──────── Source excerpt ────────
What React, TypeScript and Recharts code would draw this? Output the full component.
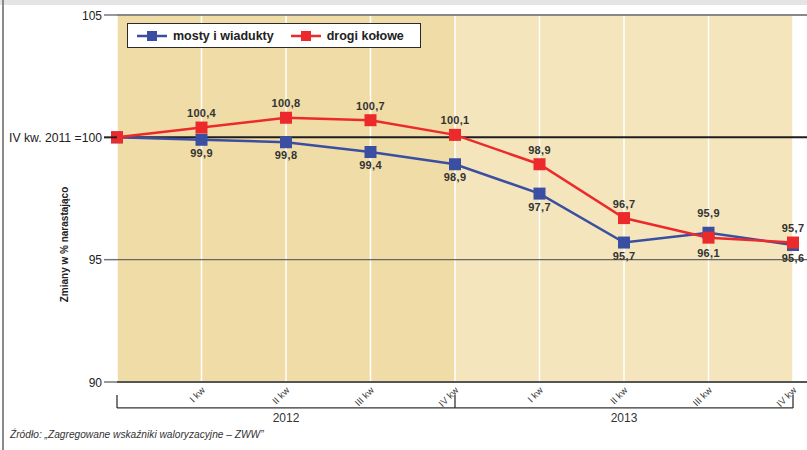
import React from 'react';
import {
  LineChart,
  Line,
  XAxis,
  YAxis,
  ReferenceArea,
  ReferenceLine,
  ReferenceDot,
} from 'recharts';

// Quarter keys, quarter captions and the two index series (IV kw. 2011 = 100)
const periods = ['2011-IV', '2012-I', '2012-II', '2012-III', '2012-IV', '2013-I', '2013-II', '2013-III', '2013-IV'];
const quarterLabels = ['', 'I kw', 'II kw', 'III kw', 'IV kw', 'I kw', 'II kw', 'III kw', 'IV kw'];
const mostyIWiadukty = [100, 99.9, 99.8, 99.4, 98.9, 97.7, 95.7, 96.1, 95.6];
const drogiKolowe = [100, 100.4, 100.8, 100.7, 100.1, 98.9, 96.7, 95.9, 95.7];

// Year groups under the quarter axis
const years = ['2012', '2013'];
const yearStart = ['2011-IV', '2012-IV'];
const yearEnd = ['2012-IV', '2013-IV'];
const yearMiddle = ['2012-II', '2013-II'];
const yearShade = ['#f0dca7', '#f4e5bd'];

const yTicks = [90, 95, 100, 105];

const data = periods.map((period, i) => ({
  period,
  quarter: quarterLabels[i],
  mosty: mostyIWiadukty[i],
  drogi: drogiKolowe[i],
}));

const BLUE = '#3a4ea2';
const RED = '#ec2a2c';
const FONT = '"Liberation Sans", Arial, Helvetica, sans-serif';

// bracket levels below the plot, in axis units
const BRACKET_LINE = 88.94;
const BRACKET_TOP = 89.47;
const YEAR_TEXT = 88.38;

const fmt = (v: number) => v.toFixed(1).replace('.', ',');

const SquareDot = (color: string) => (props: any) => {
  const { cx, cy, index } = props;
  if (cx == null || cy == null) return null;
  return <rect key={`d-${index}`} x={cx - 6} y={cy - 6} width={12} height={12} fill={color} />;
};

// Red values sit above their marker, blue values below; where the series
// swap order the labels move further out so they clear the other marker.
const ValueLabel = (above: boolean) => (props: any) => {
  const { x, y, value, index } = props;
  if (index === 0) return null;
  const swapped = drogiKolowe[index] < mostyIWiadukty[index];
  const ty = above ? y - 10.5 - (swapped ? 10 : 0) : y + 17 + (swapped ? 7 : 0);
  return (
    <text
      key={`l-${index}`}
      x={x}
      y={ty}
      textAnchor="middle"
      fontFamily={FONT}
      fontWeight="bold"
      fontSize={11}
      letterSpacing={0.3}
      fill="#333"
    >
      {fmt(value)}
    </text>
  );
};

const YTick = (props: any) => {
  const { x, y, payload } = props;
  const base = payload.value === 100;
  return (
    <g>
      <line
        x1={x + 2}
        x2={x + 15}
        y1={y}
        y2={y}
        stroke={base ? '#222' : '#777'}
        strokeWidth={base ? 2 : 1.5}
      />
      <text
        x={x}
        y={y}
        dy={4.5}
        textAnchor="end"
        fontFamily={FONT}
        fontSize={base ? 12.2 : 12}
        fill="#222"
      >
        {base ? 'IV kw. 2011 =100' : payload.value}
      </text>
    </g>
  );
};

const XTick = (props: any) => {
  const { x, y, payload } = props;
  const idx = periods.indexOf(payload.value);
  const text = quarterLabels[idx];
  if (!text) return null;
  return (
    <text
      x={x + 4}
      y={y + 9}
      textAnchor="end"
      transform={`rotate(-45 ${x + 4} ${y + 9})`}
      fontFamily={FONT}
      fontSize={9.5}
      fill="#333"
    >
      {text}
    </text>
  );
};

const AxisTitle = (props: any) => {
  const vb = props.viewBox || { x: 57, y: 15, width: 60, height: 367 };
  const cx = vb.x + 11;
  const cy = vb.y + vb.height / 2 + 46;
  return (
    <text
      x={cx}
      y={cy}
      transform={`rotate(-90 ${cx} ${cy})`}
      textAnchor="middle"
      fontFamily={FONT}
      fontWeight="bold"
      fontSize={10}
      fill="#222"
    >
      Zmiany w % narastająco
    </text>
  );
};

const LegendSample = ({ color }: { color: string }) => (
  <svg width={30} height={12} style={{ display: 'block' }}>
    <line x1={0} x2={30} y1={6} y2={6} stroke={color} strokeWidth={2.5} />
    <rect x={10} y={1} width={10} height={10} fill={color} />
  </svg>
);

const LegendBox = () => (
  <div
    style={{
      position: 'absolute',
      left: 127,
      top: 23,
      width: 294,
      height: 25,
      boxSizing: 'border-box',
      border: '1.5px solid #2a2a2a',
      background: '#fff',
      display: 'flex',
      alignItems: 'center',
      paddingLeft: 9,
      fontFamily: FONT,
      fontWeight: 'bold',
      fontSize: 12.5,
      color: '#222',
    }}
  >
    <LegendSample color={BLUE} />
    <span style={{ marginLeft: 6, marginRight: 17 }}>mosty i wiadukty</span>
    <LegendSample color={RED} />
    <span style={{ marginLeft: 6 }}>drogi kołowe</span>
  </div>
);

export default function App() {
  return (
    <div
      style={{
        position: 'absolute',
        left: 0,
        top: 0,
        width: 807,
        height: 450,
        background: '#fff',
        overflow: 'hidden',
      }}
    >
      <div style={{ position: 'absolute', left: 0, top: 0, width: 807, height: 5, background: '#e4e4e4' }} />
      <div style={{ position: 'absolute', left: 2, top: 0, width: 2, height: 450, background: '#8a8a8a' }} />

      <LineChart
        width={807}
        height={450}
        data={data}
        margin={{ top: 15, right: 0, bottom: 0, left: 57 }}
        style={{ position: 'absolute', left: 0, top: 0 }}
      >
        <XAxis
          dataKey="period"
          type="category"
          padding={{ left: 0, right: 14 }}
          height={68}
          interval={0}
          tickSize={0}
          tickMargin={0}
          tickLine={false}
          axisLine={{ stroke: '#555', strokeWidth: 2 }}
          tick={<XTick />}
        />
        <YAxis
          type="number"
          domain={[90, 105]}
          ticks={yTicks}
          interval={0}
          width={60}
          tickSize={13}
          tickMargin={2}
          tickLine={false}
          axisLine={false}
          tick={<YTick />}
          label={<AxisTitle />}
        />

        {years.map((yr, i) => (
          <ReferenceArea
            key={`bg-${yr}`}
            x1={yearStart[i]}
            x2={yearEnd[i]}
            y1={90}
            y2={105}
            fill={yearShade[i]}
            fillOpacity={1}
            stroke="none"
          />
        ))}

        {periods.map((p) => (
          <ReferenceLine key={`v-${p}`} x={p} stroke="#ffffff" strokeWidth={1.5} />
        ))}

        <ReferenceLine y={105} stroke="#888" strokeWidth={2} />
        <ReferenceLine y={95} stroke="#666" strokeWidth={1.2} />
        <ReferenceLine y={100} stroke="#1e1e1e" strokeWidth={2} />

        {/* year brackets */}
        <ReferenceLine
          ifOverflow="visible"
          segment={[
            { x: periods[0], y: BRACKET_LINE },
            { x: periods[periods.length - 1], y: BRACKET_LINE },
          ]}
          stroke="#333"
          strokeWidth={1.3}
        />
        {[periods[0], periods[4], periods[8]].map((p) => (
          <ReferenceLine
            key={`bt-${p}`}
            ifOverflow="visible"
            segment={[
              { x: p, y: BRACKET_LINE },
              { x: p, y: BRACKET_TOP },
            ]}
            stroke="#333"
            strokeWidth={1.3}
          />
        ))}
        {years.map((yr, i) => (
          <ReferenceDot
            key={`yl-${yr}`}
            x={yearMiddle[i]}
            y={YEAR_TEXT}
            ifOverflow="visible"
            r={0}
            shape={(p: any) => (
              <text
                x={p.cx}
                y={p.cy}
                textAnchor="middle"
                fontFamily={FONT}
                fontSize={12}
                fill="#333"
              >
                {yr}
              </text>
            )}
          />
        ))}

        <Line
          type="linear"
          dataKey="mosty"
          stroke={BLUE}
          strokeWidth={2.5}
          dot={SquareDot(BLUE)}
          activeDot={false}
          label={ValueLabel(false)}
          isAnimationActive={false}
        />
        <Line
          type="linear"
          dataKey="drogi"
          stroke={RED}
          strokeWidth={2.5}
          dot={SquareDot(RED)}
          activeDot={false}
          label={ValueLabel(true)}
          isAnimationActive={false}
        />
      </LineChart>

      <LegendBox />

      <div
        style={{
          position: 'absolute',
          left: 10,
          top: 429,
          fontFamily: FONT,
          fontStyle: 'italic',
          fontSize: 10.2,
          color: '#333',
          whiteSpace: 'nowrap',
        }}
      >
        Źródło: „Zagregowane wskaźniki waloryzacyjne – ZWW”
      </div>
    </div>
  );
}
────────
• **To do**: Exactly as written, please give again the lines from the beginning of the listing through the line containing "const YEAR_TEXT = 88.38;", inclusive, without any pictures.

• **Response to this task**:
What React, TypeScript and Recharts code would draw this? Output the full component.
import React from 'react';
import {
  LineChart,
  Line,
  XAxis,
  YAxis,
  ReferenceArea,
  ReferenceLine,
  ReferenceDot,
} from 'recharts';

// Quarter keys, quarter captions and the two index series (IV kw. 2011 = 100)
const periods = ['2011-IV', '2012-I', '2012-II', '2012-III', '2012-IV', '2013-I', '2013-II', '2013-III', '2013-IV'];
const quarterLabels = ['', 'I kw', 'II kw', 'III kw', 'IV kw', 'I kw', 'II kw', 'III kw', 'IV kw'];
const mostyIWiadukty = [100, 99.9, 99.8, 99.4, 98.9, 97.7, 95.7, 96.1, 95.6];
const drogiKolowe = [100, 100.4, 100.8, 100.7, 100.1, 98.9, 96.7, 95.9, 95.7];

// Year groups under the quarter axis
const years = ['2012', '2013'];
const yearStart = ['2011-IV', '2012-IV'];
const yearEnd = ['2012-IV', '2013-IV'];
const yearMiddle = ['2012-II', '2013-II'];
const yearShade = ['#f0dca7', '#f4e5bd'];

const yTicks = [90, 95, 100, 105];

const data = periods.map((period, i) => ({
  period,
  quarter: quarterLabels[i],
  mosty: mostyIWiadukty[i],
  drogi: drogiKolowe[i],
}));

const BLUE = '#3a4ea2';
const RED = '#ec2a2c';
const FONT = '"Liberation Sans", Arial, Helvetica, sans-serif';

// bracket levels below the plot, in axis units
const BRACKET_LINE = 88.94;
const BRACKET_TOP = 89.47;
const YEAR_TEXT = 88.38;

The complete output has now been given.